>>>

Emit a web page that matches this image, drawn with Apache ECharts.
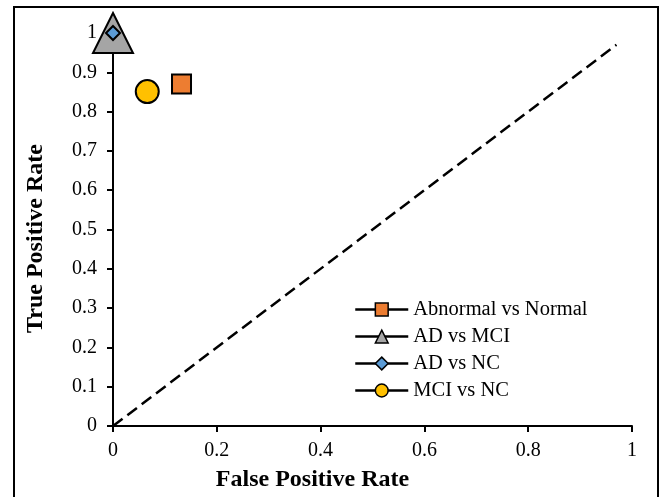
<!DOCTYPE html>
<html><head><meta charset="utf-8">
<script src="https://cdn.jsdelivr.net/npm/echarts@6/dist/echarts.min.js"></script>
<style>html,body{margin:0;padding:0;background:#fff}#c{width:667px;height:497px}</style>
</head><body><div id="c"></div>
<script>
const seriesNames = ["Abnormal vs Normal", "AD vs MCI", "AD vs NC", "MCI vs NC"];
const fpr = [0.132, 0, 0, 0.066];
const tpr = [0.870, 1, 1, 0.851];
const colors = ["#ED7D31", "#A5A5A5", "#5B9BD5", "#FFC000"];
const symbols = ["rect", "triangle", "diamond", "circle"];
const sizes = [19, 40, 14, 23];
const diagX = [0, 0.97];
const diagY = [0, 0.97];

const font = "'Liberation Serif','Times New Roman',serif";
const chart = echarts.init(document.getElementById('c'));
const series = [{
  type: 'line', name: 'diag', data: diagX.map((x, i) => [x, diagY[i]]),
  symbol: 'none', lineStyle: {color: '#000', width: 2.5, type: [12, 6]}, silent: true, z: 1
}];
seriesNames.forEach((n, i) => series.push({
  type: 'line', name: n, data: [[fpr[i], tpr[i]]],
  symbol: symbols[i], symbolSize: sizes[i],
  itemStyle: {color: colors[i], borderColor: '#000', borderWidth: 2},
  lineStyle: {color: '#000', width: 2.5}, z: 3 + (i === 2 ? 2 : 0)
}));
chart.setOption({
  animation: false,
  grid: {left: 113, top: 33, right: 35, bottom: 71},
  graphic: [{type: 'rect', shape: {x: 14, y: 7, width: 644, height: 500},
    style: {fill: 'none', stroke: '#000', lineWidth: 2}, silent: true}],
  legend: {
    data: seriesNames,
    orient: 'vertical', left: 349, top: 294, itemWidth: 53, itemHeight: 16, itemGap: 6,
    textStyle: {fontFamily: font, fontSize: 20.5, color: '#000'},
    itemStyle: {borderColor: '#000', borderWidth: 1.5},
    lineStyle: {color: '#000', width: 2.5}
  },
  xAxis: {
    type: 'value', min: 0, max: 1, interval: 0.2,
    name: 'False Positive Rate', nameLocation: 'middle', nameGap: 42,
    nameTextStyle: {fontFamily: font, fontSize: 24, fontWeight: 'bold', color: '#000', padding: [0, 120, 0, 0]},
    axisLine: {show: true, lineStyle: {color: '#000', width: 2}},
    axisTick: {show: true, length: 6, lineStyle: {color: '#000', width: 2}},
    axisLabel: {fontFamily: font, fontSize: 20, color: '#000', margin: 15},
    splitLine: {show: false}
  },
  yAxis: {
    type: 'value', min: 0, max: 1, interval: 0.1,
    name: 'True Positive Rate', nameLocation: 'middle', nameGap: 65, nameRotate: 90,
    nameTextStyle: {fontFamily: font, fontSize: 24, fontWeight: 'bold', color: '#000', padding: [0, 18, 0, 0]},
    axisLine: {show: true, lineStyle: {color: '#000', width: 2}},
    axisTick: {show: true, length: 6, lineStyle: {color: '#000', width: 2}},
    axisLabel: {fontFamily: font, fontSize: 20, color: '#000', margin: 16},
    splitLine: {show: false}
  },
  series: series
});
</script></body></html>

<<<

Begin at the first line of the material and copy each line exactly through the one containing "const diagY = [0, 0.97];". Omit pictures.

■ Solution to this problem ■
Emit a web page that matches this image, drawn with Apache ECharts.
<!DOCTYPE html>
<html><head><meta charset="utf-8">
<script src="https://cdn.jsdelivr.net/npm/echarts@6/dist/echarts.min.js"></script>
<style>html,body{margin:0;padding:0;background:#fff}#c{width:667px;height:497px}</style>
</head><body><div id="c"></div>
<script>
const seriesNames = ["Abnormal vs Normal", "AD vs MCI", "AD vs NC", "MCI vs NC"];
const fpr = [0.132, 0, 0, 0.066];
const tpr = [0.870, 1, 1, 0.851];
const colors = ["#ED7D31", "#A5A5A5", "#5B9BD5", "#FFC000"];
const symbols = ["rect", "triangle", "diamond", "circle"];
const sizes = [19, 40, 14, 23];
const diagX = [0, 0.97];
const diagY = [0, 0.97];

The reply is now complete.